Just recently been certified through Ahima as a CCA and still is unable to find a job in the ATlanta, Ga area. I tried to go on the project extern, and none of the facilities responded back. I 'm starting to lose hope in the field that I have worked hard to accomplish last year. I am seeking any advise from anyone who has been in the game longer than I have.


----------



## MLMiksch (Apr 14, 2008)

*Certified as CCA*

I too am certified for my CCA from AHIMA.  
My question is How do I get the "A" off or do I have to take the CCS also?  How do I go about getting my CCS with AHIMA?   Do I write AHIMA a letter or my supervisior to let them know I have over 2 yrs of experience.
Any help is greatly appreciated.

Lynn


----------



## rthames052006 (Apr 14, 2008)

MLMiksch said:


> I too am certified for my CCA from AHIMA.
> My question is How do I get the "A" off or do I have to take the CCS also?  How do I go about getting my CCS with AHIMA?   Do I write AHIMA a letter or my supervisior to let them know I have over 2 yrs of experience.
> Any help is greatly appreciated.
> 
> Lynn



You don't get the "A" off with Ahima, that is with AAPC.  You will have to sit and take the CCS or CCS-P exam.  
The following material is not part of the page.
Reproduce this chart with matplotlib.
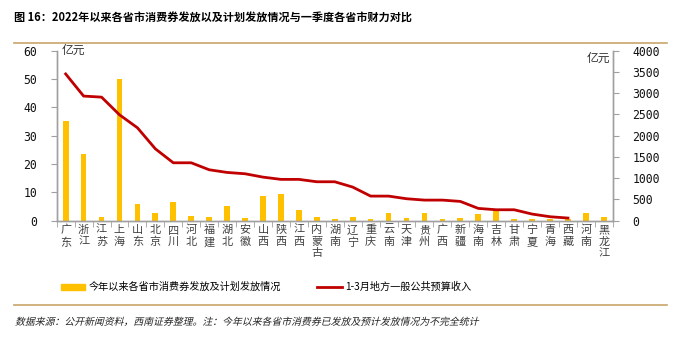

You'd fill out the exam form just like you do for the CCA exam.  And of course pay another fee for that certification exam.

good luck


----------



## twizzle (Oct 12, 2008)

*Any luck?*

I see you posted 6 months ago and wondered if you have yet found employment. I have just gained my CCA but have no expectations of finding a job. I will probably continue to study in my own time...can't afford college, and try for CCS-P exam next year. Of course, I have no experience so even then I probably won't find employment but it might just increase my chances a bit.
Good luck


----------